Good performers as Bad Examples? International Educational Assessments and the Re-narration of Numbers
What makes good reference societies in International Educational Assessments?
Sam Sellar responds to Professor Florian Waldow’s ESRC Seminar Plenary presentation on projections of ‘good’ and ‘bad’ schools among the top performing countries in international educational assessments.
Why do some of the top scorers on international educational assessments turn into negative reference societies? In responding to this question, I want to consider what the phenomenon of negative reference societies suggests about relationships between value and measurement in a ‘datafied’ education policy world – a world where efficiency is coming to replace other kinds of educational values. At the heart of Professor Waldow’s presentation is the concept of ‘projection’, which describes how policy ideas can be borrowed from other contexts – even if they don’t actually exist there. The practice of projection describes a disjuncture between what is attributed to a particular context and the ‘reality’ of that context.

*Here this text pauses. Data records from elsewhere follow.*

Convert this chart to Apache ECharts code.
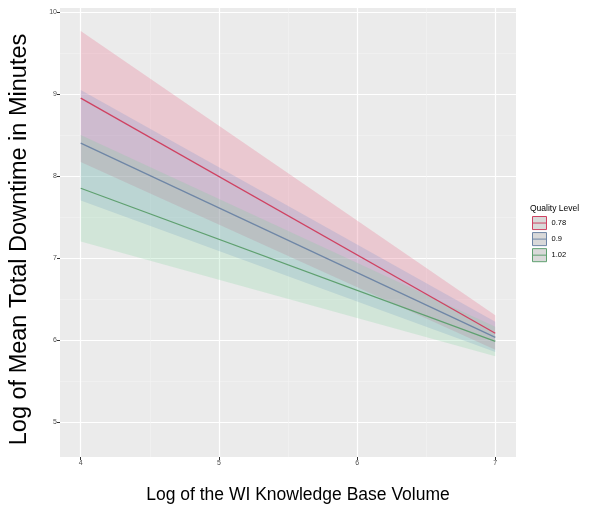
<!DOCTYPE html>
<html>
    <head>
        <meta charset="utf-8">
        <script src="https://cdn.jsdelivr.net/npm/echarts@6/dist/echarts.min.js"></script>
    </head>
    <body>
        <style>
            html, body, #main {
                width: 595px;
                height: 510px;
                margin: 0;
                background: #fff;
            }
        </style>
        <div id="main"></div>
        <script>

            // x positions of the fitted lines (log KB volume)
            var xValues = [4, 7];

            // fitted values per quality level, at x = 4 and x = 7
            var levels = ['0.78', '0.9', '1.02'];
            var fit078 = [8.95, 6.08];
            var fit090 = [8.40, 6.03];
            var fit102 = [7.85, 5.98];

            // confidence band bounds
            var low078 = [8.17, 5.88];
            var high078 = [9.77, 6.30];
            var low090 = [7.70, 5.85];
            var high090 = [9.05, 6.22];
            var low102 = [7.20, 5.80];
            var high102 = [8.50, 6.16];

            var xTicks = [4, 5, 6, 7];
            var yTicks = [5, 6, 7, 8, 9, 10];

            var lineColors = ['#cf4262', '#6f86a6', '#5fa070'];
            var bandColors = ['rgba(235,130,155,0.33)', 'rgba(110,140,205,0.22)', 'rgba(120,210,150,0.22)'];

            var fits = [fit078, fit090, fit102];
            var lows = [low078, low090, low102];
            var highs = [high078, high090, high102];

            function pairs(ys) {
                return xValues.map(function (x, i) { return [x, ys[i]]; });
            }

            var series = [];
            // ribbons drawn as one polygon per level
            levels.forEach(function (name, k) {
                series.push({
                    name: 'band' + name,
                    type: 'custom',
                    silent: true,
                    data: xValues.map(function (x, i) { return [x, lows[k][i], highs[k][i]]; }),
                    encode: { x: 0, y: [1, 2] },
                    renderItem: function (params, api) {
                        if (params.dataIndex !== 0) return;
                        var pts = [];
                        xValues.forEach(function (x, i) { pts.push(api.coord([x, highs[k][i]])); });
                        for (var i = xValues.length - 1; i >= 0; i--) {
                            pts.push(api.coord([xValues[i], lows[k][i]]));
                        }
                        return {
                            type: 'polygon',
                            shape: { points: pts },
                            style: { fill: bandColors[k] }
                        };
                    }
                });
            });
            levels.forEach(function (name, k) {
                series.push({
                    name: name,
                    type: 'line',
                    symbol: 'none',
                    color: lineColors[k],
                    lineStyle: { width: 1.3, color: lineColors[k] },
                    data: pairs(fits[k])
                });
            });

            var chart = echarts.init(document.getElementById('main'));

            function makeAxis(ticks) {
                return {
                    type: 'value',
                    splitNumber: 4,
                    minInterval: 1,
                    maxInterval: 1,
                    axisLine: { show: false },
                    axisTick: { show: true, length: 3, lineStyle: { color: '#333' }, customValues: ticks },
                    axisLabel: {
                        color: '#4d4d4d',
                        fontSize: 7,
                        fontFamily: 'Liberation Sans',
                        margin: 3,
                        customValues: ticks
                    },
                    splitLine: { show: true, lineStyle: { color: '#fff', width: 1.2 } },
                    minorTick: { show: false, splitNumber: 2 },
                    minorSplitLine: { show: true, lineStyle: { color: '#f4f4f4', width: 0.6 } }
                };
            }

            var xAxis = makeAxis(xTicks);
            xAxis.min = 3.85;
            xAxis.max = 7.15;
            xAxis.name = 'Log of the WI Knowledge Base Volume';
            xAxis.nameLocation = 'middle';
            xAxis.nameGap = 29;
            xAxis.nameTextStyle = { color: '#000', fontSize: 17.5, fontFamily: 'Liberation Sans', padding: [0, 0, 0, 20] };

            var yAxis = makeAxis(yTicks);
            yAxis.min = 4.57;
            yAxis.max = 10.05;
            yAxis.name = 'Log of Mean Total Downtime in Minutes';
            yAxis.nameLocation = 'middle';
            yAxis.nameGap = 28;
            yAxis.nameTextStyle = { color: '#000', fontSize: 23.5, fontFamily: 'Liberation Sans', padding: [0, 14, 0, 0] };

            var keyIcon = 'path://M0,0L15,0L15,14L0,14Z M0,7L15,7';

            chart.setOption({
                animation: false,
                title: {
                    text: 'Quality Level',
                    left: 530,
                    top: 204,
                    padding: 0,
                    textStyle: { color: '#000', fontSize: 8.5, fontWeight: 'normal', fontFamily: 'Liberation Sans' }
                },
                legend: {
                    orient: 'vertical',
                    left: 532,
                    top: 216,
                    padding: 0,
                    itemWidth: 14,
                    itemHeight: 14,
                    itemGap: 2,
                    textStyle: { color: '#000', fontSize: 7.5, fontFamily: 'Liberation Sans' },
                    data: levels.map(function (name, k) {
                        return {
                            name: name,
                            icon: keyIcon,
                            itemStyle: { color: '#d9d9d9', borderColor: lineColors[k], borderWidth: 1 }
                        };
                    })
                },
                grid: {
                    left: 60,
                    right: 79,
                    top: 8,
                    bottom: 53,
                    outerBoundsMode: 'none',
                    show: true,
                    backgroundColor: '#ebebeb',
                    borderWidth: 0
                },
                xAxis: xAxis,
                yAxis: yAxis,
                series: series
            });

        </script>
    </body>
</html>
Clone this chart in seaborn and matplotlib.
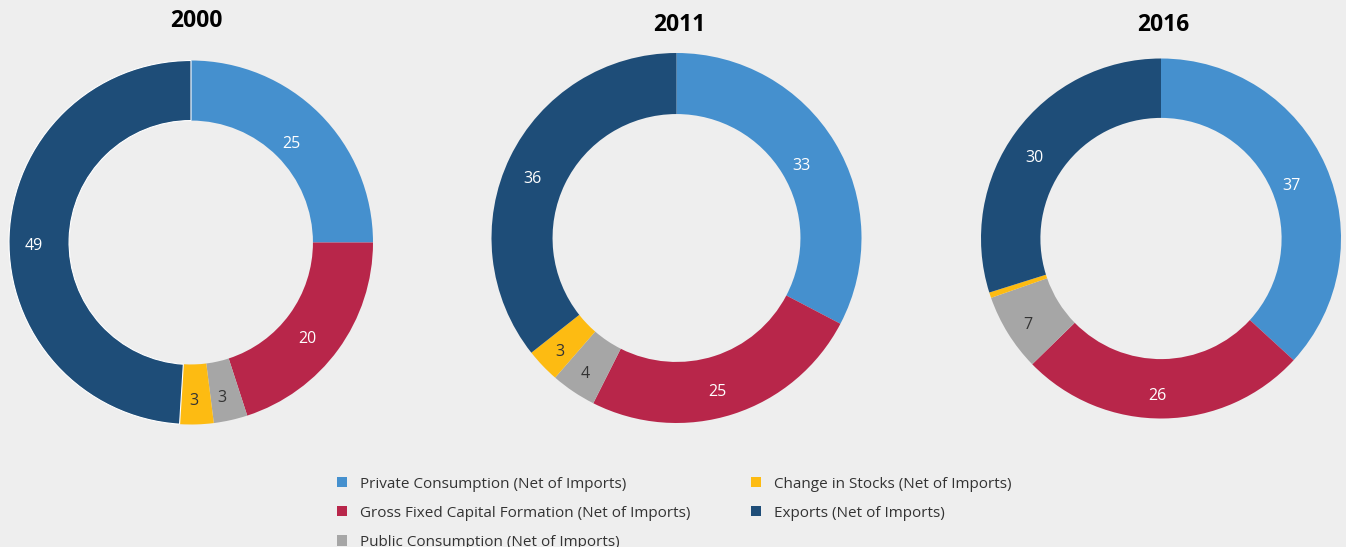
import matplotlib
matplotlib.use("Agg")
import matplotlib.pyplot as plt
import seaborn as sns
import numpy as np
from matplotlib.patches import Patch

sns.set_theme(style="white")
plt.rcParams["font.family"] = ["Open Sans", "DejaVu Sans"]

# GDP demand components, share in percent
categories = [
    "Private Consumption (Net of Imports)",
    "Gross Fixed Capital Formation (Net of Imports)",
    "Public Consumption (Net of Imports)",
    "Change in Stocks (Net of Imports)",
    "Exports (Net of Imports)",
]
years = ["2000", "2011", "2016"]
shares_2000 = [25, 20, 3, 3, 49]
shares_2011 = [33, 25, 4, 3, 36]
shares_2016 = [37, 26, 7, 0.5, 30]
shares = [shares_2000, shares_2011, shares_2016]

colors = ["#4590CE", "#B8264A", "#A6A6A6", "#FDBB12", "#1E4D78"]
text_colors = ["white", "white", "#333333", "#333333", "white"]
bg = "#EEEEEE"

W, H = 1346, 547
fig = plt.figure(figsize=(W / 100, H / 100), dpi=100, facecolor=bg)

# (center x, center y, radius) in pixels for each donut
layout = [(191, 242.5, 182), (676.5, 238, 185), (1161, 238.5, 180)]
title_pos = [(196, 21), (679, 25), (1163, 25)]

for year, vals, (cx, cy, r), (tx, ty) in zip(years, shares, layout, title_pos):
    ax = fig.add_axes([(cx - r) / W, (H - cy - r) / H, 2 * r / W, 2 * r / H])
    ax.set_facecolor(bg)
    wedges, _ = ax.pie(
        vals, colors=colors, startangle=90, counterclock=False,
        radius=1, wedgeprops=dict(width=0.33, linewidth=0),
    )
    if year == "2000":
        wedges[-1].set_edgecolor("white")
        wedges[-1].set_linewidth(0.8)
    ax.set_xlim(-1, 1)
    ax.set_ylim(-1, 1)
    ax.set_aspect("equal")
    ax.axis("off")
    for w, v, tc in zip(wedges, vals, text_colors):
        if v < 1:
            continue
        ang = np.deg2rad((w.theta1 + w.theta2) / 2)
        dx = -6 if (v >= 10 or year != "2000") else -2
        ax.annotate(f"{v:g}", xy=(0.83 * np.cos(ang), 0.83 * np.sin(ang)),
                    xytext=(dx, -8), textcoords="offset pixels",
                    ha="center", va="center", fontsize=11.5, color=tc)
    fig.text(tx / W, 1 - ty / H, year, ha="center", va="center",
             fontsize=16.5, fontweight="bold", color="black")

handles = [Patch(facecolor=c, edgecolor="none") for c in colors]
fig.legend(
    handles, categories,
    loc="upper left", bbox_to_anchor=(337 / W, 1 - 476.5 / H),
    ncol=2, frameon=False, fontsize=11, labelcolor="#333333",
    handlelength=0.65, handleheight=0.65, handletextpad=0.85,
    labelspacing=0.93, columnspacing=3.95, borderpad=0, borderaxespad=0,
)

fig.savefig("out.png", dpi=100, facecolor=bg)
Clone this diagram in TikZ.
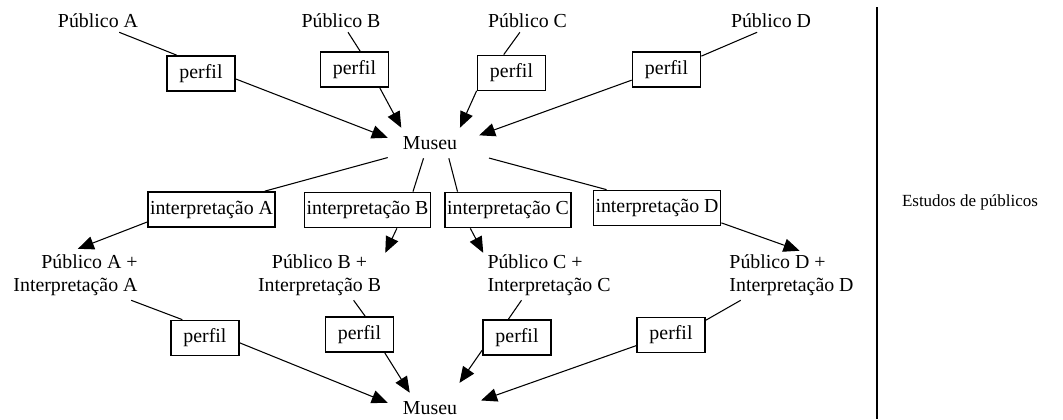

As an example, we can look at how educational achievement in China is presented in the UK by certain groups (e.g. politicians, some policymakers), including for the former Secretary for Education, Michael Gove. In an opinion piece titled, My revolution for culture in classroom: Why we must raise education standards so children can compete with rest of the world, written shortly after a visit to China and around the time that PISA 2009 results were released, Gove wrote: ‘I’d like us to implement a cultural revolution just like the one they’ve had in China. … Like Chairman Mao, we’ve embarked on a Long March to reform our education system’. Many in the UK may have been taken aback by Gove’s references to the Cultural Revolution. However, we can see here that what is projected onto a reference society can say more about the idiosyncratic perspective of those making projections than it does about educational realities in the reference society. In contrast, Florian Waldow describes ‘bad examples’ – negative reference societies that score highly on large-scale assessments, but are considered as examples of what should be rejected or avoided in policy borrowing (i.e. as societies that we might not want to emulate). Again, as Professor Waldow describes, those negative features of high performing reference societies may also involve ‘projections’ that have origins in our own anxieties and concerns, rather than necessarily being features of those societies.
Re-narrating the numbers?
What is particularly interesting about projections of education in reference societies is how they involve a certain re-working (or re-narrating) of the relationship between technical data and wider educational values. In the context of governance by data and the imperatives of evidence-based policy, the numbers generated by large-scale assessments offer a powerful source of legitimised knowledge for political decision-making and policy narratives – as a veneer of scientific authority. Large-scale assessments are part of modern knowledge systems in which Jean-François Lyotard observed a tendency towards the collapsing of different criteria (e.g. technical, moral, mythical) for grounding truth claims. Lyotard argued that ‘the technical criterion, introduced on a massive scale in scientific knowledge, cannot fail to influence the truth criterion’. There is tendency towards what is seen to be ‘good’ and ‘bad’ becoming defined in terms of performance: the best possible input/output equation. Lyotard argued that we are seeing a decline of metanarratives and their replacement by a post-ideological emphasis on the technical criteria of performativity. This is evident in the attention that is captured by top performance on PISA. As Professor Waldow observes, whether education systems become positive or negative reference societies, it is the top performers who are referenced either way. Poor performers are simply ignored. However, technical criteria and evidence do not necessarily determine public discourse about good and bad education systems or good and bad schools. With systems that are good performers, but which are seen as a negative example, top performance is rejected as ‘best-practice’ based on a set of non-technical values (e.g. moral). For example, we have seen arguments in Germany that top performing East Asian educational systems should not be emulated because they might narrow the purposes of schooling, raise the spectre of transmission pedagogy and place undue pressure on students. The process of re-narrating the performance of reference societies creates an interesting space in which technical values become mediated through moral values and national concerns. This raises an interesting tension between avoiding ‘inaccurate’ projections onto top performing reference societies in order to avoid problematic policy borrowing and mediating technical values that have become fundamental to ‘accurate’ measures of performance.